Todas las discusiones internas entre el PSP y el Movimiento 26 de Julio se centraron en un importante punto de diferencia ideológica, al igual que los debates externos entre los dirigentes cubanos y los de los Estados del bloque, que coincidían con la interpretación soviética de la revolución cubana. Por un lado, existía una interpretación soviética establecida y rígida del marxismo, basada en los conocimientos y el enfoque europeos de Karl Marx. Por otro lado, había versiones del marxismo que se inspiraban en la interpretación de Lenin de un imperialismo (capitalista) que Marx no podía haber predicho, argumentando que el marxismo debía mirar hacia las nuevas formaciones sociales que el imperialismo había creado a lo largo de lo que se conocería como el Tercer Mundo.

Los marxistas europeos ortodoxos insistían en que la falta en Cuba de una economía capitalista avanzada con todas sus inevitables contradicciones, incluido el crecimiento de un proletariado industrial, significaba que todavía no era posible un movimiento orgánico hacia el socialismo. Por el contrario, los cubanos sostenían que el socialismo era posible en países como el suyo y, por tanto, trataban de alcanzarlo. Compartían un punto de vista tercermundista emergente pero también tenían sus propias raíces ideológicas en el pensamiento de marxistas latinoamericanos precedentes como el peruano José Carlos Mariátegui y el cubano Julio Antonio Mella. El Che Guevara propuso su propia lectura de Marx, influenciada por Mariátegui.

Otra historia

Aunque algunos lectores podrían considerar que se trataba del equivalente moderno de un impenetrable debate entre teólogos medievales, esto en realidad iba al meollo de las profundas diferencias entre Cuba y el bloque socialista. Solo podemos explicar esas diferencias en parte haciendo referencia al nacionalismo de los cubanos o a la determinación —casi colonialista— de lo que podía y debía ocurrir en Cuba por parte de la Unión Soviética.

Cabe señalar que los intelectuales cubanos descubrieron la obra de Antonio Gramsci varios años antes que la mayoría de los marxistas de Europa Occidental, ayudados por las primeras traducciones de las reflexiones del sardo al español. Esto se debió precisamente a que Gramsci formaba parte de la nueva tendencia a profundizar en la senda que Lenin había abierto a las nuevas variantes del marxismo. Esto incluía un mayor énfasis en el papel clave de la ideología como uno de los elementos básicos de una situación revolucionaria.
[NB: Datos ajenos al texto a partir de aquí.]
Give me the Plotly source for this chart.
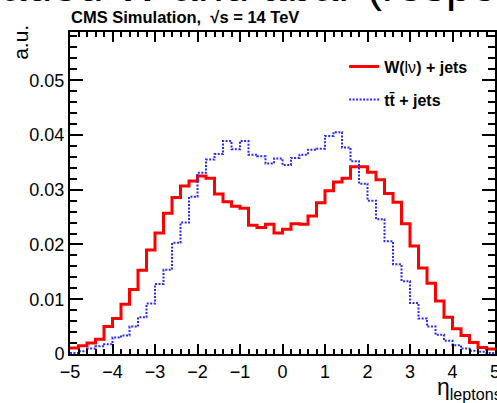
import plotly.graph_objects as go

# bin edges: 50 bins from -5 to 5
edges = [-5 + 0.2 * i for i in range(51)]

w_jets = [0.0011, 0.0015, 0.0020, 0.0027, 0.0050, 0.0065, 0.0091, 0.0118, 0.0153, 0.0190,
          0.0221, 0.0257, 0.0286, 0.0307, 0.0316, 0.0325, 0.0321, 0.0292, 0.0278, 0.0270,
          0.0266, 0.0235, 0.0231, 0.0237, 0.0221, 0.0228, 0.0238, 0.0237, 0.0252, 0.0276,
          0.0298, 0.0314, 0.0321, 0.0342, 0.0342, 0.0332, 0.0318, 0.0293, 0.0277, 0.0238,
          0.0197, 0.0157, 0.0129, 0.0097, 0.0067, 0.0046, 0.0034, 0.0021, 0.0012, 0.0009]

tt_jets = [0.0002, 0.0005, 0.0010, 0.0014, 0.0018, 0.0030, 0.0034, 0.0050, 0.0067, 0.0092,
           0.0128, 0.0154, 0.0203, 0.0240, 0.0287, 0.0331, 0.0355, 0.0365, 0.0389, 0.0374,
           0.0389, 0.0364, 0.0361, 0.0348, 0.0357, 0.0345, 0.0358, 0.0364, 0.0373, 0.0375,
           0.0398, 0.0405, 0.0377, 0.0352, 0.0311, 0.0280, 0.0246, 0.0206, 0.0164, 0.0133,
           0.0093, 0.0065, 0.0050, 0.0035, 0.0024, 0.0016, 0.0010, 0.0006, 0.0004, 0.0002]

x_ticks = [-5, -4, -3, -2, -1, 0, 1, 2, 3, 4, 5]
y_ticks = [0, 0.01, 0.02, 0.03, 0.04, 0.05]
y_tick_labels = ["0", "0.01", "0.02", "0.03", "0.04", "0.05"]

FONT = "Liberation Sans, Arial, Helvetica, sans-serif"

fig = go.Figure()
fig.add_trace(go.Scatter(
    x=edges, y=w_jets + [w_jets[-1]], mode="lines", line_shape="hv",
    line=dict(color="#ff0000", width=3),
    name="<b>W(</b>lν<b>) + jets</b>", legendgroup="a"))
fig.add_trace(go.Scatter(
    x=edges, y=tt_jets + [tt_jets[-1]], mode="lines", line_shape="hv",
    line=dict(color="#2a2aff", width=2, dash="2px,1.5px"),
    name="<b>tt̄ + jets</b>", legendgroup="b"))

axis_common = dict(
    showline=True, linecolor="black", linewidth=2, mirror="allticks",
    ticks="inside", tickcolor="black", tickwidth=2,
    showgrid=False, zeroline=False, ticklabeloverflow="allow", automargin=False,
    tickfont=dict(family=FONT, size=18, color="black"),
)

fig.update_xaxes(range=[-5, 5], tickvals=x_ticks, ticklen=10,
                 minor=dict(ticks="inside", dtick=0.2, ticklen=5, tickcolor="black", tickwidth=1.5),
                 **axis_common)
fig.update_yaxes(range=[0, 0.0588], tickvals=y_ticks, ticktext=y_tick_labels, ticklen=13,
                 minor=dict(ticks="inside", dtick=0.002, ticklen=7, tickcolor="black", tickwidth=1.5),
                 **axis_common)

fig.update_layout(
    width=497, height=403,
    margin=dict(l=70, r=2, t=32, b=49, autoexpand=False),
    paper_bgcolor="white", plot_bgcolor="white",
    showlegend=True,
    legend=dict(x=0.645, y=0.945, xanchor="left", yanchor="top",
                bgcolor="rgba(0,0,0,0)", tracegroupgap=9, traceorder="grouped",
                font=dict(family=FONT, size=16, color="black")),
    annotations=[
        dict(text="aded W and ttbar (respe", xref="paper", yref="paper",
             x=-0.166, y=1.0, xanchor="left", yanchor="bottom", yshift=19, showarrow=False,
             font=dict(family=FONT, size=46, color="black")),
        dict(text="<b>CMS Simulation,  √s = 14 TeV</b>", xref="paper", yref="paper",
             x=-0.002, y=1.0, xanchor="left", yanchor="bottom", yshift=4, showarrow=False,
             font=dict(family=FONT, size=16.5, color="black")),
        dict(text="a.u.", xref="paper", yref="paper", x=-0.117, y=1.006,
             xanchor="center", yanchor="top", textangle=-90, showarrow=False, yshift=7,
             font=dict(family=FONT, size=21, color="black")),
        dict(text="η<sub>leptons</sub>", xref="paper", yref="paper", x=1.02, y=-0.055,
             xanchor="right", yanchor="top", showarrow=False,
             font=dict(family=FONT, size=23, color="black")),
    ],
)

fig.write_html("out.html")
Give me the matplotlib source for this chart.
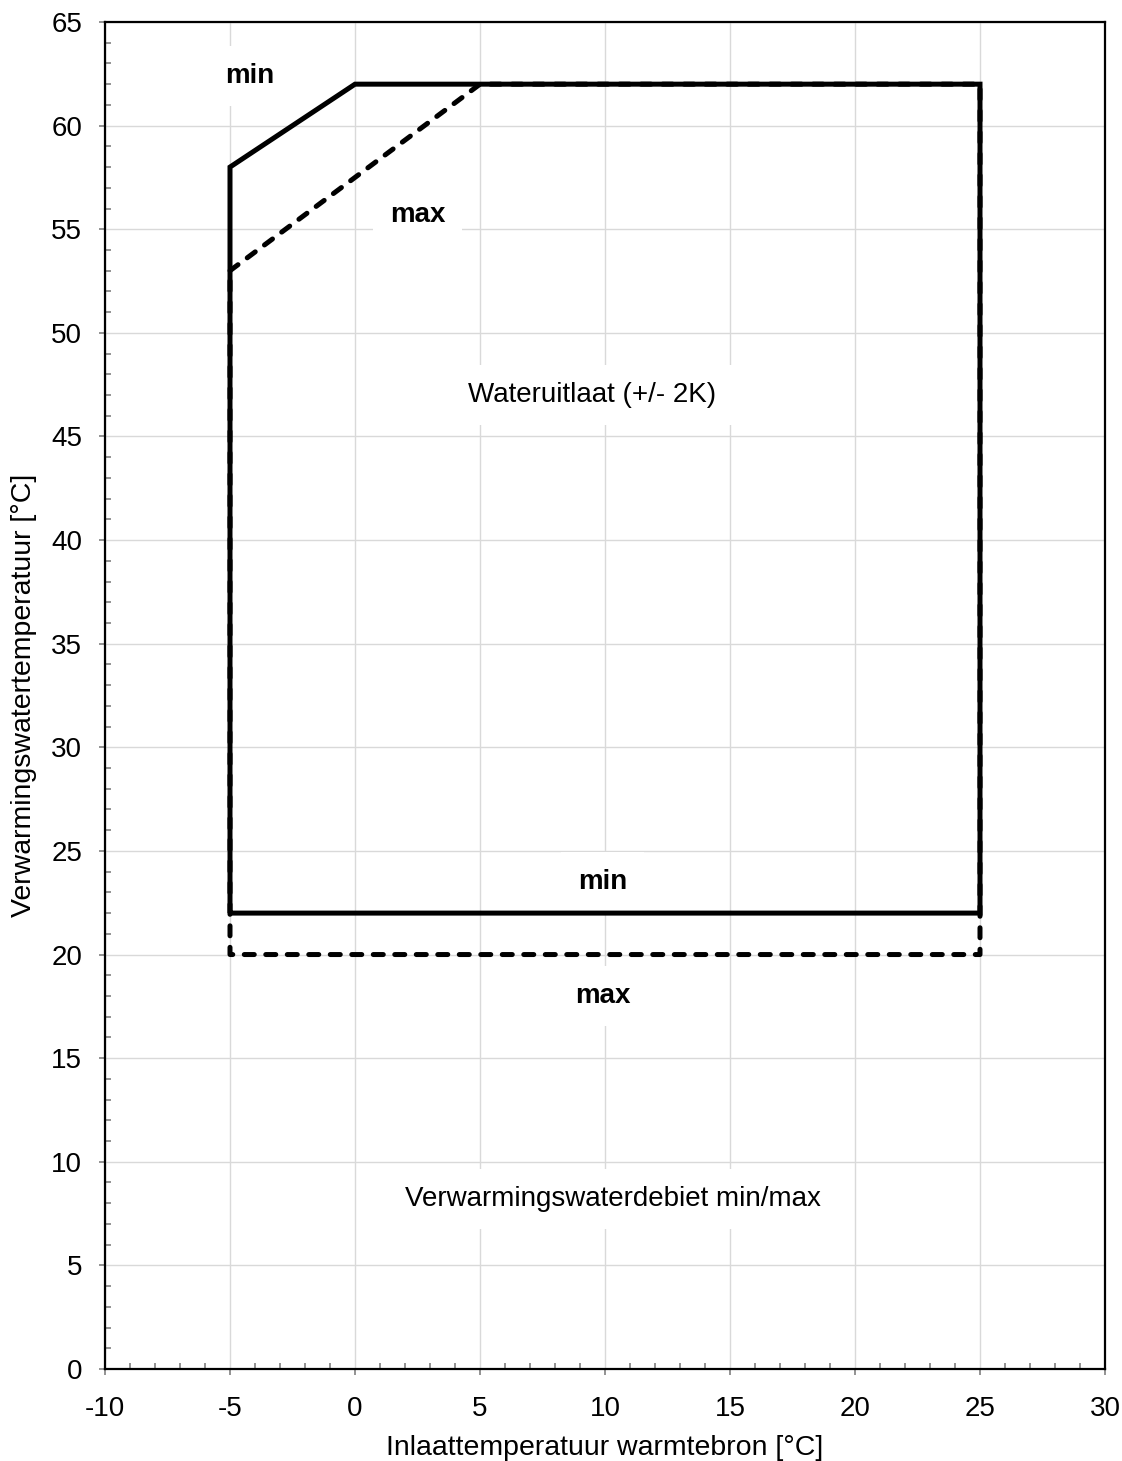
import matplotlib
matplotlib.use("Agg")
import matplotlib.pyplot as plt
from matplotlib.ticker import MultipleLocator

plt.rcParams['font.family'] = ['Liberation Sans', 'DejaVu Sans']
plt.rcParams['axes.unicode_minus'] = False

# Data
min_x = [-5, -5, 0, 25, 25, -5]
min_y = [22, 58, 62, 62, 22, 22]
max_x = [-5, 5, 25, 25, -5, -5]
max_y = [53, 62, 62, 20, 20, 53]

labels = [
    ("min", -4.2, 62.4, True),
    ("max", 2.5, 55.7, True),
    ("Wateruitlaat (+/- 2K)", 9.5, 47.0, False),
    ("min", 9.9, 23.5, True),
    ("max", 9.9, 18.0, True),
    ("Verwarmingswaterdebiet min/max", 10.3, 8.2, False),
]

fig = plt.figure(figsize=(11.22, 14.61), dpi=100)
ax = fig.add_axes([105/1122, 1 - 1369/1461, 1000/1122, 1347/1461])

ax.set_xlim(-10, 30)
ax.set_ylim(0, 65)
ax.xaxis.set_major_locator(MultipleLocator(5))
ax.yaxis.set_major_locator(MultipleLocator(5))
ax.xaxis.set_minor_locator(MultipleLocator(1))
ax.yaxis.set_minor_locator(MultipleLocator(1))
ax.grid(True, which='major', color='#d9d9d9', lw=1)
ax.set_axisbelow(True)
ax.tick_params(which='major', direction='out', length=4.5, width=1.2, labelsize=20,
               color='#808080', labelcolor='black')
ax.tick_params(axis='x', which='major', pad=15)
ax.tick_params(axis='y', which='major', pad=12)
ax.tick_params(which='minor', direction='in', length=4, width=1.2, color='#808080')
for s in ax.spines.values():
    s.set_linewidth(1.6)

ax.plot(max_x, max_y, color='black', lw=3.6, ls=(0, (2.0, 2.3)), dash_capstyle='round', zorder=3)
ax.plot(min_x, min_y, color='black', lw=3.6, solid_capstyle='butt', solid_joinstyle='miter', zorder=4)

for txt, x, y, bold in labels:
    ax.text(x, y, txt, ha='center', va='center', fontsize=20,
            fontweight='bold' if bold else 'normal',
            bbox=dict(facecolor='white', edgecolor='none', pad=12), zorder=2)

ax.set_xlabel("Inlaattemperatuur warmtebron [°C]", fontsize=20.5, labelpad=9)
ax.set_ylabel("Verwarmingswatertemperatuur [°C]", fontsize=20.5, labelpad=10)

fig.savefig("out.png", dpi=100)
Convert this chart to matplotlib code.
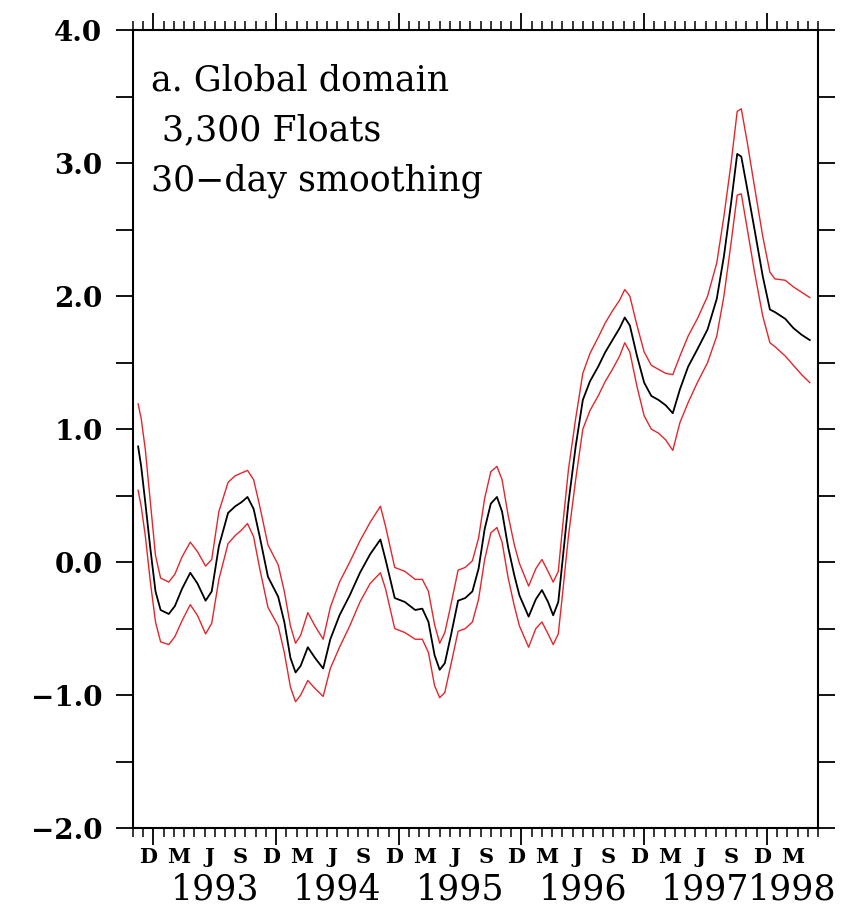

Esto podría parecer tangencial en una reseña de un libro que no se propuso argumentar sobre estas cuestiones. De hecho, los últimos párrafos no pretenden ser una crítica de lo que Yordanov pueda haber pasado por alto o haber entendido mal. Simplemente quiero señalar que, si bien este estudio es una aportación bienvenida a nuestra comprensión de las variadas relaciones de Cuba con el bloque socialista, en última instancia cubre esas relaciones en un nivel particular. Hay otra historia que contar, y debemos felicitar a Yordanov por llevarnos hasta ese punto, por mostrarnos otro campo fértil que los investigadores pueden arar.